While converting a big list of watched words to regular expressions I found some ways to circumvent the filters. These appear to work for both “normal” watched words as well as regular expressions.
Double spaces: if your watched word is forbidden word then this can be circumvented by placing multiple spaces inbetween the two words. Fun fact is that the cooked post will have the double space removed so it is totally invisible in the final text.
to prevent this using regular expressions: use forbidden\s*word
to prevent this without regular expressions: I did not find a solution.
Use underscores to work around word boundaries:
without regexes: if you surround a watched word by underscores then it will be printed in italics and it will be allowed. So _forbidden_ will be accepted if your filter is forbidden.

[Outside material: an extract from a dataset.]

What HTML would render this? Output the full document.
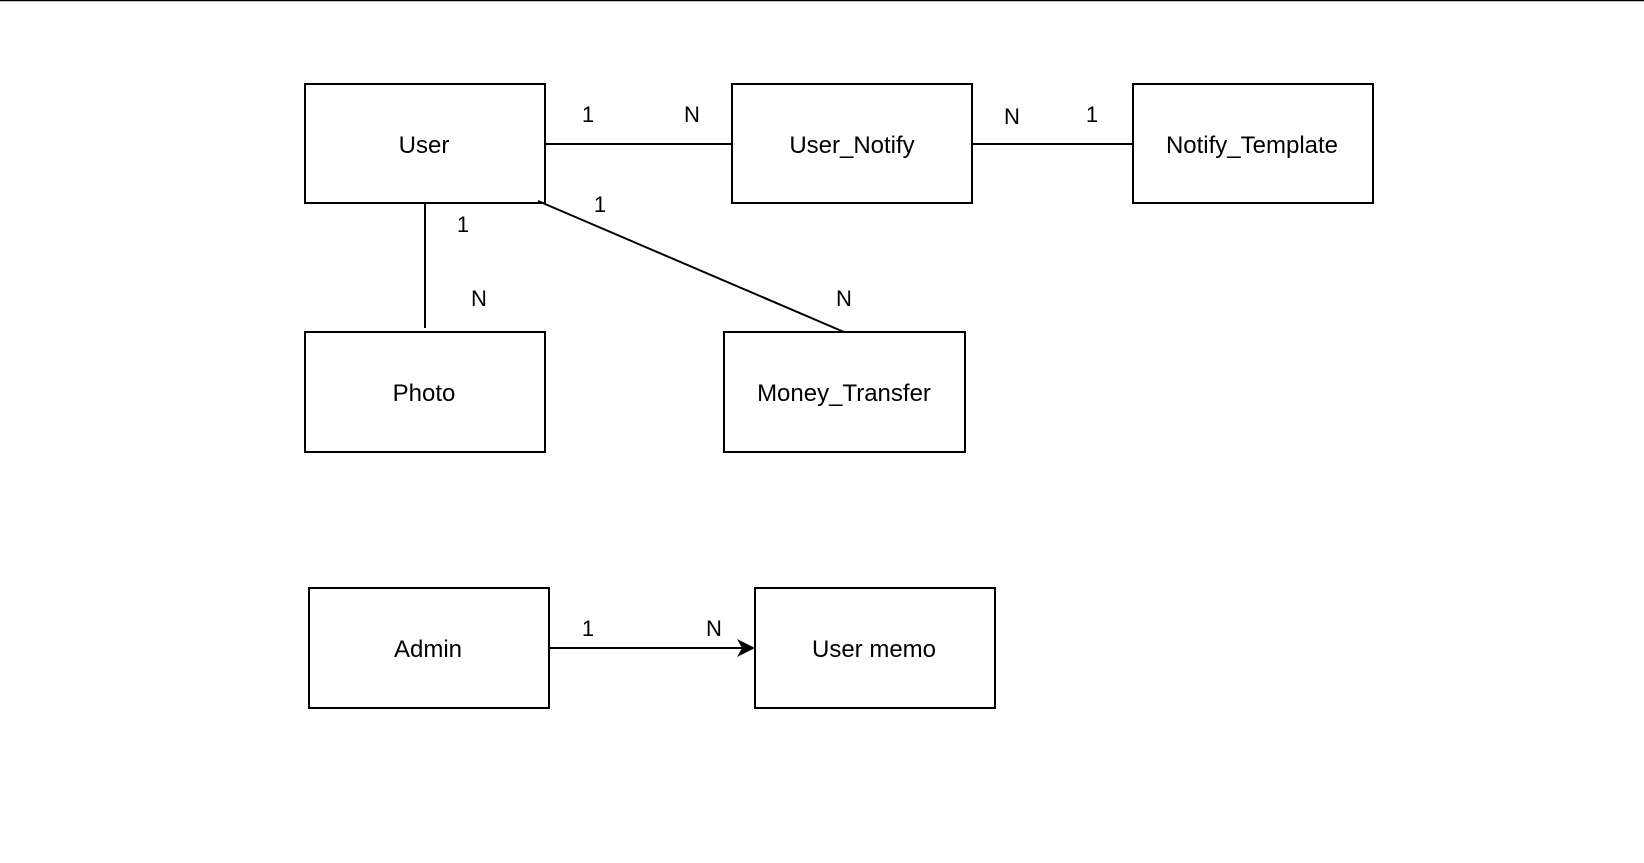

with regexes: normally word boundaries are only checked if you use \b , and then the underscore will beat them. So _forbidden_ will be accepted if yourfilter is \bforbidden\b.
to prevent this using regular expressions: use [\b\_] instead of \b EDIT this does not seem to work well.
Removing the word boundaries might work as well but then you might risk accidentally disallowing words like cumulative and title
to prevent this without regular expressions: I did not find a solution.
Right, this is generally the kind of thing we don’t spend time fighting because there are a lot of “clever” tricks to circumvent any kind of word blocklist. Unicode is a big, big space.
Just to let you know, [] is for “character classes”. In Perl regular expressions, and possibly Ruby ones, \b is a “word boundary” outside of a character class and “backspace” inside of a character class. In C, ‘\b’ is always backspace (<control-H> to be precise). Backspace is not a useful character most of the time and word boundaries are, hence the redefinition.
To use a RE to catch “_forbidden_” or “forbidden” I’d probably use:
\b_?forbidden_?\b
(I also know how to &#xXX; encode all my letters to avoid Unicode tricks or the regular expression.)